- Requirement -
No images are to be carried over; print all other material exactly as it stands.

- Material provided -
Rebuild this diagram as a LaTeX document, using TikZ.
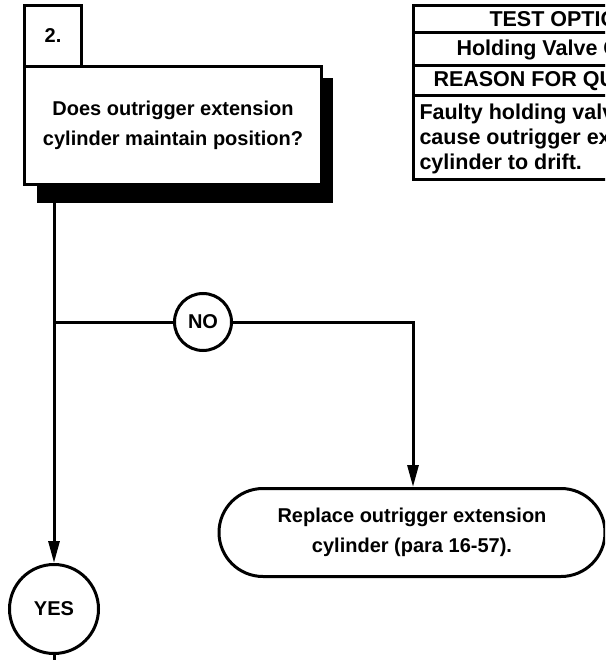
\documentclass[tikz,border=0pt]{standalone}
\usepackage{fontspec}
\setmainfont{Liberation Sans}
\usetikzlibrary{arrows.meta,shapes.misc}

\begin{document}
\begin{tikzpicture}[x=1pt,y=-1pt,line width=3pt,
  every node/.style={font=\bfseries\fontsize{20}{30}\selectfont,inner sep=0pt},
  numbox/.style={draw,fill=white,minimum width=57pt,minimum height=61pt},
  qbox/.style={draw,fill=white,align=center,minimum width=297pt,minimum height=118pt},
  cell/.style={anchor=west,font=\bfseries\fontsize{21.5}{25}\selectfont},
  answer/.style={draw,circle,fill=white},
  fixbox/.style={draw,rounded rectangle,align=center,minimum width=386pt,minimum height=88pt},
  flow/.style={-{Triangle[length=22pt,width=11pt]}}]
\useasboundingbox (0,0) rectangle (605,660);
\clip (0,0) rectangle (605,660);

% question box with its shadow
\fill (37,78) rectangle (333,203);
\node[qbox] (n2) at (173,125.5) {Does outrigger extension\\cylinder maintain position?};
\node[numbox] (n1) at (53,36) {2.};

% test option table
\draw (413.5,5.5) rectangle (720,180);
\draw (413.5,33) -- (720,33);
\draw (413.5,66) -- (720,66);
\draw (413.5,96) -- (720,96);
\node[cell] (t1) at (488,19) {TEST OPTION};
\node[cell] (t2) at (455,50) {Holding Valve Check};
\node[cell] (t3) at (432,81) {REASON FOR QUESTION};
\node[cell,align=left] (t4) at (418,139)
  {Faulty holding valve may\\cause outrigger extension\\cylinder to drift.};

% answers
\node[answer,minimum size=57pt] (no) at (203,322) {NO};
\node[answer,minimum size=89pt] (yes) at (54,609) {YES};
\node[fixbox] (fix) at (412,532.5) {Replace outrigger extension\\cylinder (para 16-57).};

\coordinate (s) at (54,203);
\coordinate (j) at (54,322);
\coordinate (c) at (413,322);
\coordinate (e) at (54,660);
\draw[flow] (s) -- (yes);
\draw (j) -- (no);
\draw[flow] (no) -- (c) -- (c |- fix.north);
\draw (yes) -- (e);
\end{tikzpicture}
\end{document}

- Exercise solution -
Rebuild this diagram as a LaTeX document, using TikZ.
\documentclass[tikz,border=0pt]{standalone}
\usepackage{fontspec}
\setmainfont{Liberation Sans}
\usetikzlibrary{arrows.meta,shapes.misc}

\begin{document}
\begin{tikzpicture}[x=1pt,y=-1pt,line width=3pt,
  every node/.style={font=\bfseries\fontsize{20}{30}\selectfont,inner sep=0pt},
  numbox/.style={draw,fill=white,minimum width=57pt,minimum height=61pt},
  qbox/.style={draw,fill=white,align=center,minimum width=297pt,minimum height=118pt},
  cell/.style={anchor=west,font=\bfseries\fontsize{21.5}{25}\selectfont},
  answer/.style={draw,circle,fill=white},
  fixbox/.style={draw,rounded rectangle,align=center,minimum width=386pt,minimum height=88pt},
  flow/.style={-{Triangle[length=22pt,width=11pt]}}]
\useasboundingbox (0,0) rectangle (605,660);
\clip (0,0) rectangle (605,660);

% question box with its shadow
\fill (37,78) rectangle (333,203);
\node[qbox] (n2) at (173,125.5) {Does outrigger extension\\cylinder maintain position?};
\node[numbox] (n1) at (53,36) {2.};

% test option table
\draw (413.5,5.5) rectangle (720,180);
\draw (413.5,33) -- (720,33);
\draw (413.5,66) -- (720,66);
\draw (413.5,96) -- (720,96);
\node[cell] (t1) at (488,19) {TEST OPTION};
\node[cell] (t2) at (455,50) {Holding Valve Check};
\node[cell] (t3) at (432,81) {REASON FOR QUESTION};
\node[cell,align=left] (t4) at (418,139)
  {Faulty holding valve may\\cause outrigger extension\\cylinder to drift.};

% answers
\node[answer,minimum size=57pt] (no) at (203,322) {NO};
\node[answer,minimum size=89pt] (yes) at (54,609) {YES};
\node[fixbox] (fix) at (412,532.5) {Replace outrigger extension\\cylinder (para 16-57).};

\coordinate (s) at (54,203);
\coordinate (j) at (54,322);
\coordinate (c) at (413,322);
\coordinate (e) at (54,660);
\draw[flow] (s) -- (yes);
\draw (j) -- (no);
\draw[flow] (no) -- (c) -- (c |- fix.north);
\draw (yes) -- (e);
\end{tikzpicture}
\end{document}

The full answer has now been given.